Judge Mubanga Kondolo said in upholding the decision yesterday that the damage to the environment that the project would cause was a matter of public concern and interest which affects all people born and unborn. Mr Justice Kondolo said that if he lifted the stay of execution which was granted to the organisations on February 18 2014, their appeal against the ministry of mines to allow the commencement of large scale mining in the national park would become nugatory and rendered academic.

He said that it would be rendered a mere academic exercise because the project entailed large scale mining which might seriously deface or otherwise affect the environment. Mr Justice Kondolo said there was no need for the organisations to specify or prove exactly how they were affected by the project as was argued by attorney general Mumba Malila because the consequences of damage could affect anyone.

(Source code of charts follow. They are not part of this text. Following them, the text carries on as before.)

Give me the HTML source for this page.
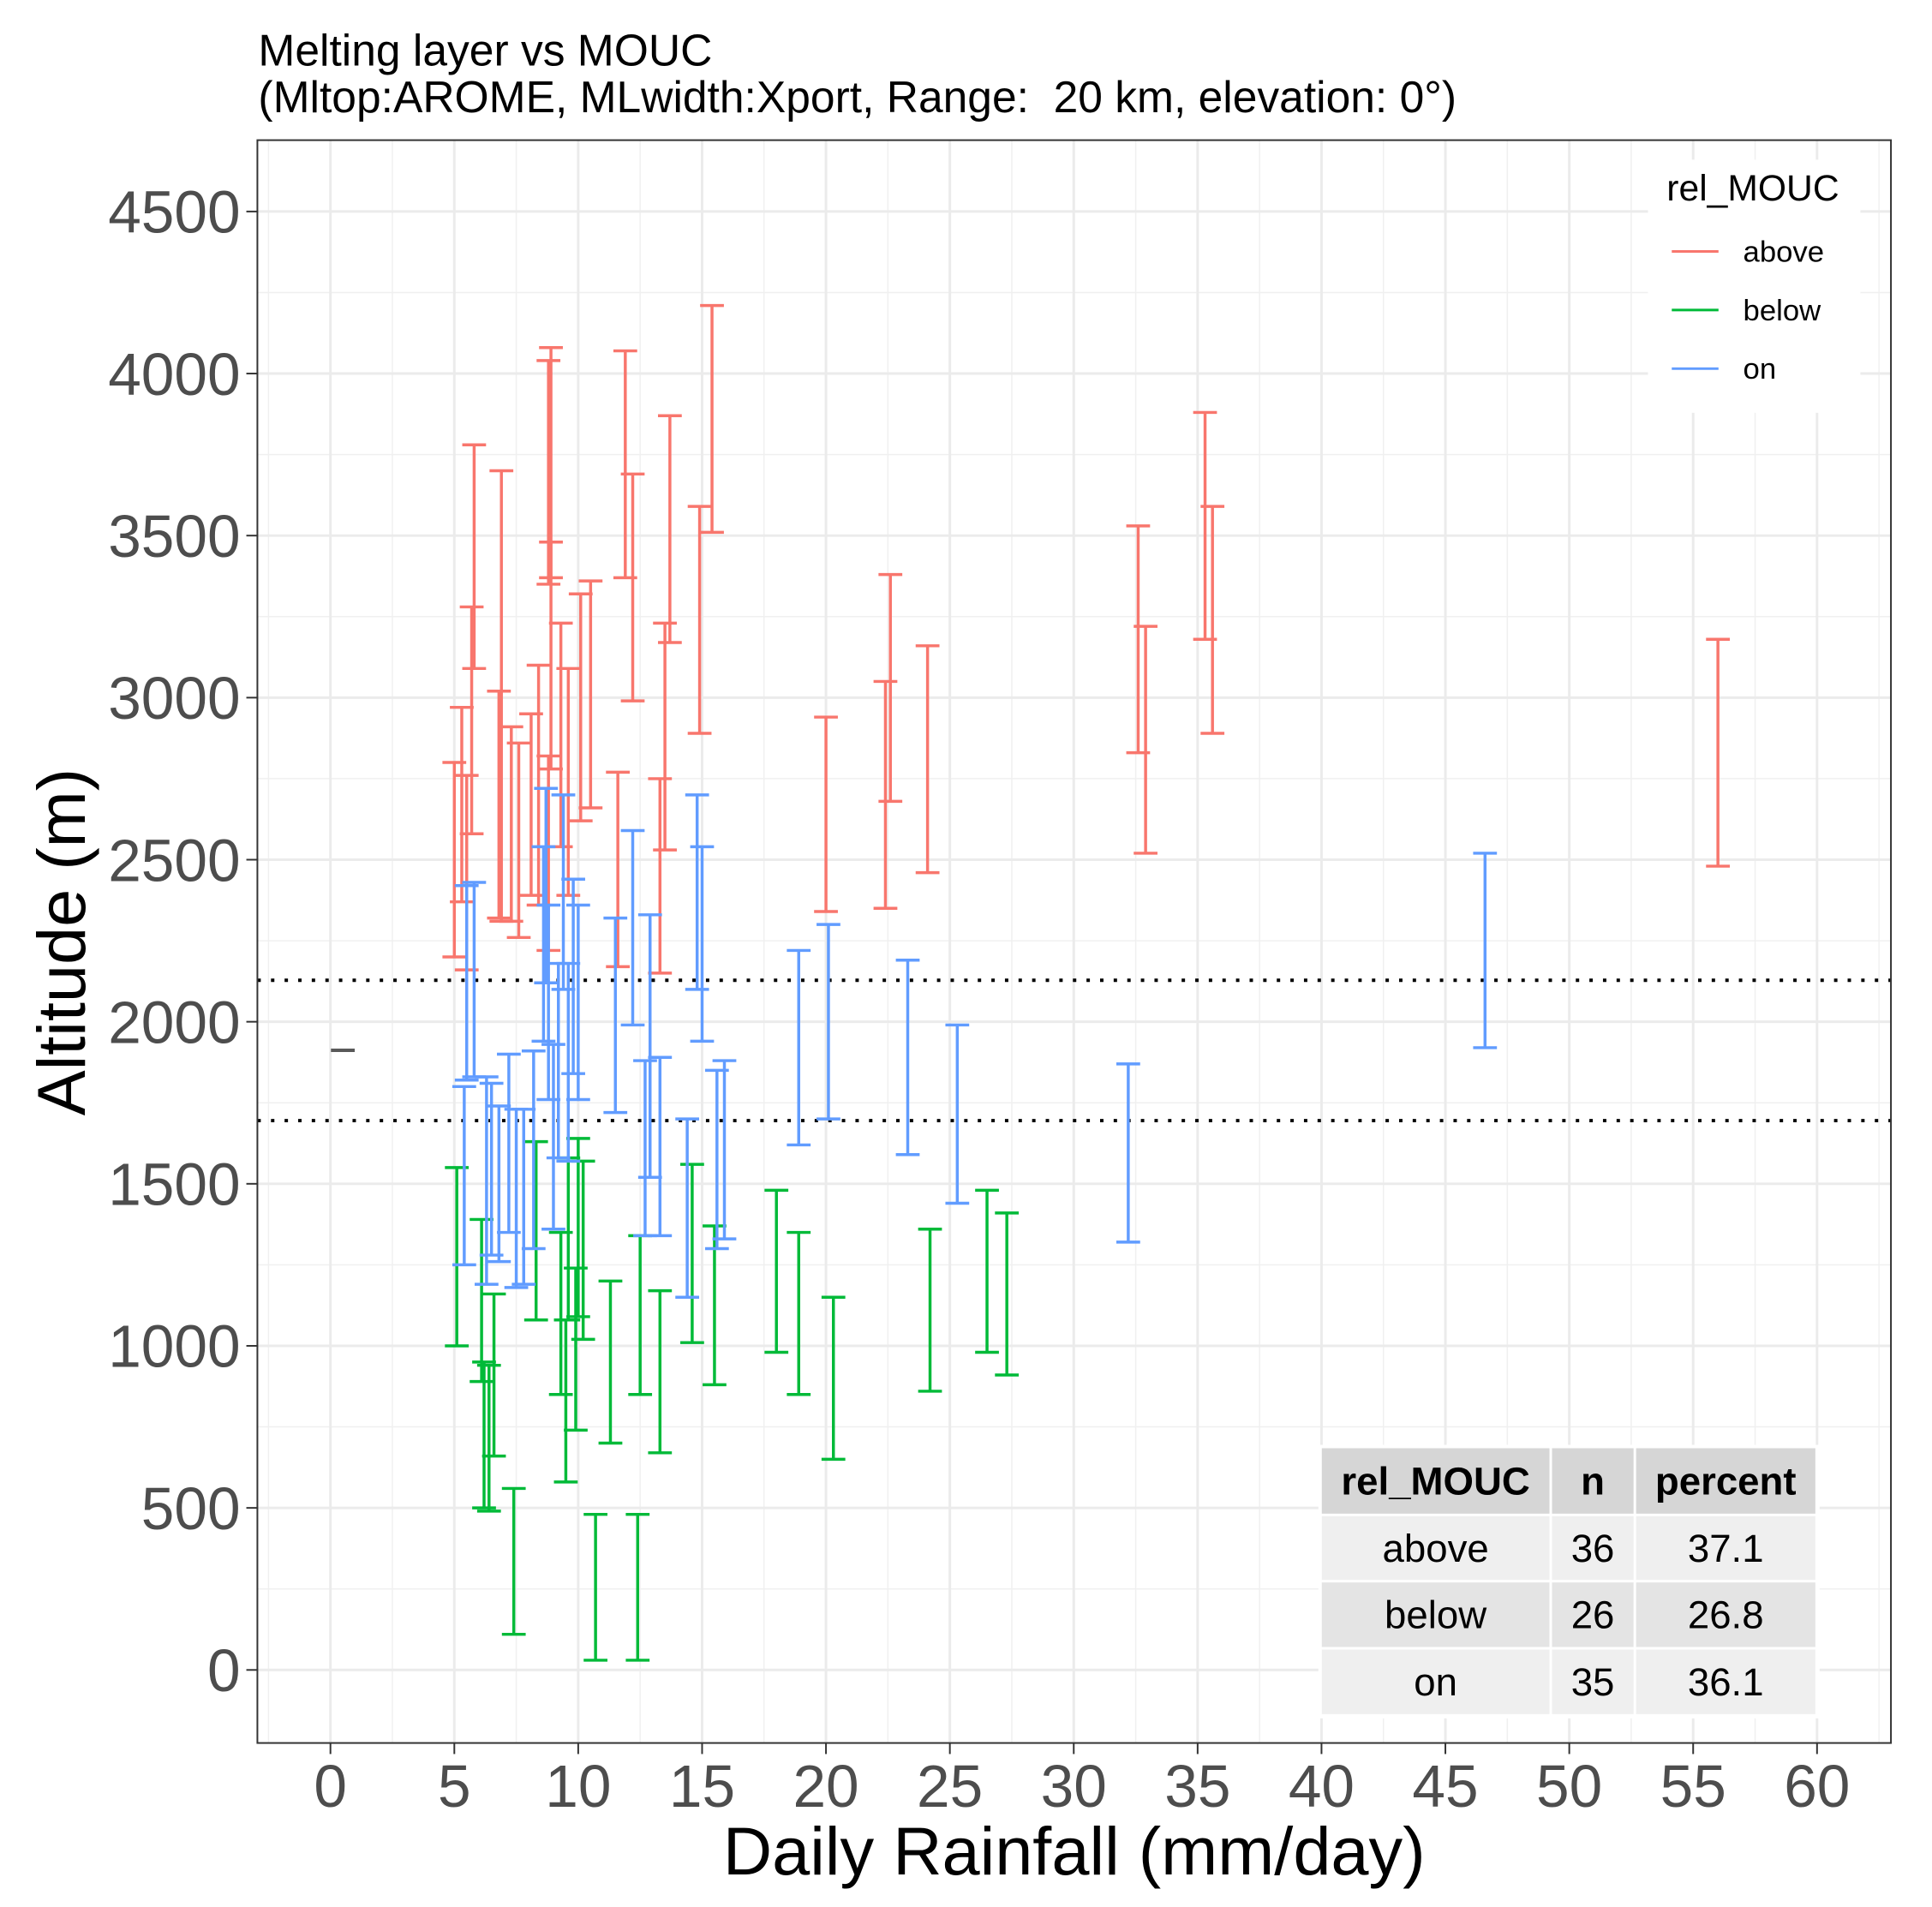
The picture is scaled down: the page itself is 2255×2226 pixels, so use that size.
<!DOCTYPE html>
<html><head><meta charset="utf-8">
<style>
html,body{margin:0;padding:0;background:#fff;}
svg{display:block;font-family:"Liberation Sans",sans-serif;}
</style></head>
<body>
<svg id="chart" width="2255" height="2226" viewBox="0 0 2255 2226" xmlns="http://www.w3.org/2000/svg">
<g id="root" transform="scale(0.9915)">
<text x="304" y="77" font-size="52" fill="#000">Melting layer vs MOUC</text>
<text x="304" y="132" font-size="52" fill="#000">(Mltop:AROME, MLwidth:Xport, Range:&#160; 20 km, elevation: 0°)</text>
<g id="grid"></g>
<g id="marks"></g>
<g id="axes"></g>
</g>
</svg>
<script>
const xTicks = [0,5,10,15,20,25,30,35,40,45,50,55,60];
const yTicks = [0,500,1000,1500,2000,2500,3000,3500,4000,4500];
const seriesNames = ["above","below","on"];
const seriesColors = ["#F8766D","#00BA38","#619CFF"];
const aboveX = [5.0,5.3,5.5,5.7,5.8,6.8,6.9,7.3,7.6,8.1,8.4,8.8,8.8,8.9,8.9,9.3,9.6,10.1,10.5,11.6,11.9,12.2,13.3,13.5,13.7,14.9,15.4,20.0,22.4,22.6,24.1,32.6,32.9,35.3,35.6,56.0];
const aboveLo = [2200,2370,2160,2580,3090,2320,2310,2310,2260,2390,2360,2220,3350,3370,2780,2540,2390,2620,2660,2170,3370,2990,2150,2530,3170,2890,3510,2340,2350,2680,2460,2830,2520,3180,2890,2480];
const aboveHi = [2800,2970,2760,3280,3780,3020,3700,2910,2860,2950,3100,2820,4040,4080,3480,3230,3090,3320,3360,2770,4070,3690,2750,3230,3870,3590,4210,2940,3050,3380,3160,3530,3220,3880,3590,3180];
const onX = [5.4,5.5,5.8,6.3,6.5,6.8,7.2,7.5,7.8,8.2,8.6,8.8,8.7,9.0,9.2,9.4,9.6,9.8,10.0,11.5,12.2,12.7,12.9,13.3,14.4,14.8,15.0,15.6,15.9,18.9,20.1,23.3,25.3,32.2,46.6];
const onLo = [1250,1820,1830,1190,1280,1260,1350,1180,1190,1300,1940,1760,2120,1360,1580,2100,1570,1840,1760,1720,1990,1340,1520,1340,1150,2100,1940,1300,1330,1620,1700,1590,1440,1320,1920];
const onHi = [1800,2420,2430,1830,1810,1740,1900,1730,1730,1910,2540,2360,2720,1930,2180,2700,2180,2440,2360,2320,2590,1880,2330,1890,1700,2700,2540,1850,1880,2220,2300,2190,1990,1870,2520];
const belowX = [5.1,6.1,6.2,6.4,6.6,7.4,8.3,9.3,9.5,9.6,9.9,10.0,10.2,11.3,10.7,12.4,12.5,13.3,14.6,15.5,18.0,18.9,20.3,24.2,26.5,27.3];
const belowLo = [1000,890,500,490,660,110,1080,850,580,1080,740,1090,1020,700,30,30,850,670,1010,880,980,850,650,860,980,910];
const belowHi = [1550,1390,950,940,1160,560,1630,1350,1080,1580,1240,1640,1570,1200,480,480,1340,1170,1560,1370,1480,1350,1150,1360,1480,1410];
const refLines = [2128,1695];
const naX = [0.5]; const naY = [1912];
const tableRows = [["above","36","37.1"],["below","26","26.8"],["on","35","36.1"]];

const NS="http://www.w3.org/2000/svg";
const PL=303,PR=2226,PT=165,PB=2052;
const X0=389, XS=(2139-389)/60;
const Y0=1966, YS=(1966-249)/4500;
const sx=v=>X0+v*XS, sy=v=>Y0-v*YS;
function mk(tag,attrs,parent){const e=document.createElementNS(NS,tag);for(const k in attrs)e.setAttribute(k,attrs[k]);parent.appendChild(e);return e;}
const grid=document.getElementById('grid'), marks=document.getElementById('marks'), axes=document.getElementById('axes');

let bg=mk('rect',{x:PL,y:PT,width:PR-PL,height:PB-PT,fill:'#fff'},grid);


for(let v=-2.5;v<=62.5;v+=5){const l=mk('line',{x1:sx(v),x2:sx(v),y1:PT,y2:PB,stroke:'#f0f0f0','stroke-width':1.5},grid);}
for(let v=-250;v<=4750;v+=500){if(sy(v)<PT||sy(v)>PB)continue;const l=mk('line',{x1:PL,x2:PR,y1:sy(v),y2:sy(v),stroke:'#f0f0f0','stroke-width':1.5},grid);}
xTicks.forEach(v=>{const l=mk('line',{x1:sx(v),x2:sx(v),y1:PT,y2:PB,stroke:'#ebebeb','stroke-width':3},grid);});
yTicks.forEach(v=>{const l=mk('line',{x1:PL,x2:PR,y1:sy(v),y2:sy(v),stroke:'#ebebeb','stroke-width':3},grid);});

refLines.forEach(v=>{const l=mk('line',{x1:PL,x2:PR,y1:sy(v),y2:sy(v),stroke:'#000','stroke-width':4,'stroke-dasharray':'4 12'},marks);});

const CAP=14;
function bars(xs,lo,hi,color,name){
  xs.forEach((x,i)=>{
    const g=mk('g',{stroke:color,'stroke-width':3.5,fill:'none'},marks);
    
    
    const cx=sx(x),y1=sy(hi[i]),y2=sy(lo[i]);
    mk('line',{x1:cx,x2:cx,y1:y1,y2:y2},g);
    mk('line',{x1:cx-CAP,x2:cx+CAP,y1:y1,y2:y1},g);
    mk('line',{x1:cx-CAP,x2:cx+CAP,y1:y2,y2:y2},g);
  });
}
bars(aboveX,aboveLo,aboveHi,seriesColors[0],'above');
bars(belowX,belowLo,belowHi,seriesColors[1],'below');
bars(onX,onLo,onHi,seriesColors[2],'on');
naX.forEach((x,i)=>{const l=mk('line',{x1:sx(x)-14,x2:sx(x)+14,y1:sy(naY[i]),y2:sy(naY[i]),stroke:'#595959','stroke-width':4},marks);});

let br=mk('rect',{x:PL,y:PT,width:PR-PL,height:PB-PT,fill:'none',stroke:'#333','stroke-width':2},axes);


xTicks.forEach(v=>{
  mk('line',{x1:sx(v),x2:sx(v),y1:PB,y2:PB+13,stroke:'#333','stroke-width':2},axes);
  const t=mk('text',{x:sx(v),y:2127,'font-size':70,'text-anchor':'middle',fill:'#4d4d4d'},axes);
  t.textContent=v;
  
  
});
yTicks.forEach(v=>{
  mk('line',{x1:PL-13,x2:PL,y1:sy(v),y2:sy(v),stroke:'#333','stroke-width':2},axes);
  const t=mk('text',{x:283,y:sy(v)+25,'font-size':70,'text-anchor':'end',fill:'#4d4d4d'},axes);
  t.textContent=v;
  
  
});
let xt=mk('text',{x:(PL+PR)/2,y:2207,'font-size':80,'text-anchor':'middle',fill:'#000'},axes);
xt.textContent='Daily Rainfall (mm/day)';


let yt=mk('text',{x:0,y:0,'font-size':80,'text-anchor':'middle',fill:'#000',transform:'translate(100,1109) rotate(-90)'},axes);
yt.textContent='Altitude (m)';



const lg=mk('g',{},axes);


mk('rect',{x:1940,y:188,width:250,height:298,fill:'#fff'},lg);
let lt=mk('text',{x:1962,y:236,'font-size':43,fill:'#000'},lg);
lt.textContent='rel_MOUC';


seriesNames.forEach((n,i)=>{
  const y=296+i*69;
  const e=mk('g',{},lg);
  
  
  mk('line',{x1:1968,x2:2023,y1:y,y2:y,stroke:seriesColors[i],'stroke-width':3},e);
  const t=mk('text',{x:2052,y:y+12,'font-size':35,fill:'#000'},e);
  t.textContent=n;
});

const tb=mk('g',{},axes);


const cols=[[1556,1824],[1827,1923],[1926,2137]];
const rowsY=[[1705,1782],[1785,1860],[1863,1939],[1942,2018]];
mk('rect',{x:1552,y:1701,width:590,height:322,fill:'#fff'},tb);
const head=['rel_MOUC','n','percent'];
rowsY.forEach((r,ri)=>{
  cols.forEach((c,ci)=>{
    const fill=ri===0?'#d6d6d6':(ri%2===1?'#efefef':'#e4e4e4');
    mk('rect',{x:c[0],y:r[0],width:c[1]-c[0],height:r[1]-r[0],fill:fill},tb);
    const t=mk('text',{x:(c[0]+c[1])/2,y:(r[0]+r[1])/2+16,'font-size':46,'text-anchor':'middle',fill:'#000','font-weight':ri===0?'bold':'normal'},tb);
    t.textContent=ri===0?head[ci]:tableRows[ri-1][ci];
    
    
  });
});
</script>
</body></html>
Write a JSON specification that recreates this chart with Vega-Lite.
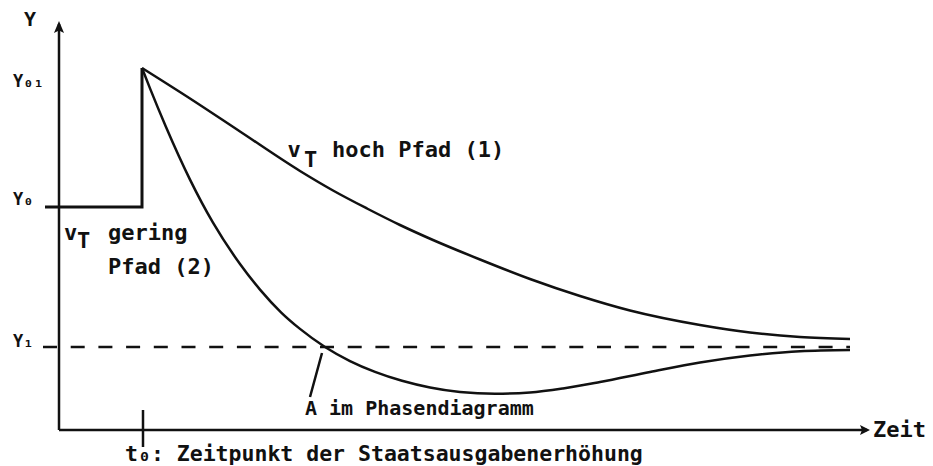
{
  "$schema": "https://vega.github.io/schema/vega-lite/v6.json",
  "width": 933,
  "height": 466,
  "autosize": {"type": "none"},
  "padding": 0,
  "background": "white",
  "config": {"view": {"stroke": null}},
  "datasets": {
    "axes": [
      {"x": 0, "y": 0, "x2": 0, "y2": 40.6},
      {"x": 0, "y": 0, "x2": 80.8, "y2": 0},
      {"x": 8.4, "y": 2.0, "x2": 8.4, "y2": -1.7},
      {"x": 26.3, "y": 7.7, "x2": 25.1, "y2": 3.3}
    ],
    "arrows": [
      {"x": 0, "y": 40.9, "dir": "up"},
      {"x": 81.1, "y": 0, "dir": "right"}
    ],
    "y1line": [{"x": -1.6, "x2": 79.1, "y": 8.3}],
    "step": [
      {"x": -1.4, "y": 22.3},
      {"x": 8.3, "y": 22.3},
      {"x": 8.3, "y": 36.2}
    ],
    "paths": [
      {"pfad": "1", "x": 8.3, "y": 36.2},
      {"pfad": "1", "x": 13.1, "y": 33.15},
      {"pfad": "1", "x": 18.1, "y": 29.85},
      {"pfad": "1", "x": 24.1, "y": 25.9},
      {"pfad": "1", "x": 27.4, "y": 23.95},
      {"pfad": "1", "x": 30.8, "y": 22.15},
      {"pfad": "1", "x": 34.1, "y": 20.5},
      {"pfad": "1", "x": 37.4, "y": 19.0},
      {"pfad": "1", "x": 42.1, "y": 17.05},
      {"pfad": "1", "x": 47.1, "y": 15.1},
      {"pfad": "1", "x": 52.1, "y": 13.4},
      {"pfad": "1", "x": 57.1, "y": 11.95},
      {"pfad": "1", "x": 64.1, "y": 10.5},
      {"pfad": "1", "x": 69.1, "y": 9.75},
      {"pfad": "1", "x": 74.1, "y": 9.3},
      {"pfad": "1", "x": 79.1, "y": 9.1},
      {"pfad": "2", "x": 8.3, "y": 36.2},
      {"pfad": "2", "x": 9.1, "y": 34.16},
      {"pfad": "2", "x": 10.7, "y": 30.3},
      {"pfad": "2", "x": 13.1, "y": 25.04},
      {"pfad": "2", "x": 15.4, "y": 20.73},
      {"pfad": "2", "x": 18.1, "y": 16.6},
      {"pfad": "2", "x": 20.1, "y": 14.04},
      {"pfad": "2", "x": 22.2, "y": 11.77},
      {"pfad": "2", "x": 24.1, "y": 10.11},
      {"pfad": "2", "x": 26.6, "y": 8.3},
      {"pfad": "2", "x": 29.1, "y": 6.89},
      {"pfad": "2", "x": 31.6, "y": 5.81},
      {"pfad": "2", "x": 34.3, "y": 4.92},
      {"pfad": "2", "x": 37.1, "y": 4.25},
      {"pfad": "2", "x": 40.1, "y": 3.8},
      {"pfad": "2", "x": 43.6, "y": 3.63},
      {"pfad": "2", "x": 47.1, "y": 3.75},
      {"pfad": "2", "x": 50.4, "y": 4.15},
      {"pfad": "2", "x": 54.1, "y": 4.8},
      {"pfad": "2", "x": 59.1, "y": 5.8},
      {"pfad": "2", "x": 64.1, "y": 6.75},
      {"pfad": "2", "x": 69.1, "y": 7.45},
      {"pfad": "2", "x": 74.1, "y": 7.88},
      {"pfad": "2", "x": 79.1, "y": 8.0}
    ],
    "labels": [
      {"g": "main", "x": 0.5, "y": 19.0, "text": "v"},
      {"g": "main", "x": 1.8, "y": 18.2, "text": "T"},
      {"g": "main", "x": 4.9, "y": 19.0, "text": "gering"},
      {"g": "main", "x": 4.9, "y": 15.6, "text": "Pfad (2)"},
      {"g": "main", "x": 22.85, "y": 27.3, "text": "v"},
      {"g": "main", "x": 24.5, "y": 26.3, "text": "T"},
      {"g": "main", "x": 27.3, "y": 27.3, "text": "hoch Pfad (1)"},
      {"g": "bottom", "x": 6.6, "y": -3.1, "text": "t₀: Zeitpunkt der Staatsausgabenerhöhung"},
      {"g": "main", "x": 81.4, "y": -0.7, "text": "Zeit"},
      {"g": "a", "x": 24.6, "y": 1.5, "text": "A im Phasendiagramm"},
      {"g": "title", "x": -2.9, "y": 41.0, "text": "Y"},
      {"g": "ylab", "x": -4.6, "y": 34.8, "text": "Y₀₁"},
      {"g": "ylab", "x": -4.6, "y": 23.0, "text": "Y₀"},
      {"g": "ylab", "x": -4.6, "y": 8.8, "text": "Y₁"}
    ]
  },
  "encoding": {
    "x": {"field": "x", "type": "quantitative", "scale": {"domain": [-5.9, 87.4], "nice": false, "zero": false}, "axis": null},
    "y": {"field": "y", "type": "quantitative", "scale": {"domain": [-3.6, 43.0], "nice": false, "zero": false}, "axis": null}
  },
  "layer": [
    {
      "data": {"name": "axes"},
      "mark": {"type": "rule", "color": "#111", "strokeWidth": 2.5},
      "encoding": {"x2": {"field": "x2"}, "y2": {"field": "y2"}}
    },
    {
      "data": {"name": "y1line"},
      "mark": {"type": "rule", "color": "#111", "strokeWidth": 2.5, "strokeDash": [14, 13.7]},
      "encoding": {"x2": {"field": "x2"}}
    },
    {
      "data": {"name": "step"},
      "mark": {"type": "line", "color": "#111", "strokeWidth": 3, "strokeJoin": "miter"},
      "encoding": {"order": {"value": 0}}
    },
    {
      "data": {"name": "paths"},
      "mark": {"type": "line", "color": "#111", "strokeWidth": 2.5, "interpolate": "monotone"},
      "encoding": {"detail": {"field": "pfad"}}
    },
    {
      "data": {"name": "arrows"},
      "transform": [{"filter": "datum.dir === 'up'"}],
      "mark": {"type": "point", "shape": "M0,0L0.42,1L0,0.8L-0.42,1Z", "size": 576, "filled": true, "color": "#111", "strokeWidth": 1.5, "opacity": 1}
    },
    {
      "data": {"name": "arrows"},
      "transform": [{"filter": "datum.dir === 'right'"}],
      "mark": {"type": "point", "shape": "M0,0L-1,-0.5L-0.8,0L-1,0.5Z", "size": 400, "filled": true, "color": "#111", "strokeWidth": 1.5, "opacity": 1}
    },
    {
      "data": {"name": "labels"},
      "transform": [{"filter": "datum.g === 'main'"}],
      "mark": {"type": "text", "font": "DejaVu Sans Mono", "fontWeight": "bold", "fontSize": 22, "align": "left", "baseline": "alphabetic", "color": "#111"},
      "encoding": {"text": {"field": "text"}}
    },
    {
      "data": {"name": "labels"},
      "transform": [{"filter": "datum.g === 'bottom'"}],
      "mark": {"type": "text", "font": "DejaVu Sans Mono", "fontWeight": "bold", "fontSize": 21.5, "align": "left", "baseline": "alphabetic", "color": "#111"},
      "encoding": {"text": {"field": "text"}}
    },
    {
      "data": {"name": "labels"},
      "transform": [{"filter": "datum.g === 'a'"}],
      "mark": {"type": "text", "font": "DejaVu Sans Mono", "fontWeight": "bold", "fontSize": 20, "align": "left", "baseline": "alphabetic", "color": "#111"},
      "encoding": {"text": {"field": "text"}}
    },
    {
      "data": {"name": "labels"},
      "transform": [{"filter": "datum.g === 'title'"}],
      "mark": {"type": "text", "font": "DejaVu Sans Mono", "fontWeight": "bold", "fontSize": 20, "align": "center", "baseline": "middle", "color": "#111"},
      "encoding": {"text": {"field": "text"}}
    },
    {
      "data": {"name": "labels"},
      "transform": [{"filter": "datum.g === 'ylab'"}],
      "mark": {"type": "text", "font": "DejaVu Sans Mono", "fontWeight": "bold", "fontSize": 17, "align": "left", "baseline": "middle", "color": "#111"},
      "encoding": {"text": {"field": "text"}}
    }
  ]
}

“I shall not pronounce myself on the rest of the arguments of the parties save to state that a damage to the environment is a matter of public concern and interest which affects all people born and unborn. For this reason I find that the appellants do not need to specify or prove exactly how they are affected by the subject project” Mr Justice Kondolo said.

Mr Justice Kondolo further said that the stay of execution granted against the minister’s decision would not amount to an injunction against the state because it was not civil proceedings as contemplated by section 16 (2) of the State Proceedings Act. Mr Malila had in his request to have the stay of execution lifted submitted to the court that the stay was incompetent because it offended section 16 (2) of the State Proceedings Act. He said none of the six live within the Lower Zambezi National park and did not show to the court how they would be affected or the nature of injury that they would suffer.

But the organisations had urged the court to confirm the stay saying they would suffer loss that could not be atoned for in damages because environmental degradation affected everybody and that no amount of compensation could atone for the extinction of animals, pollution and others.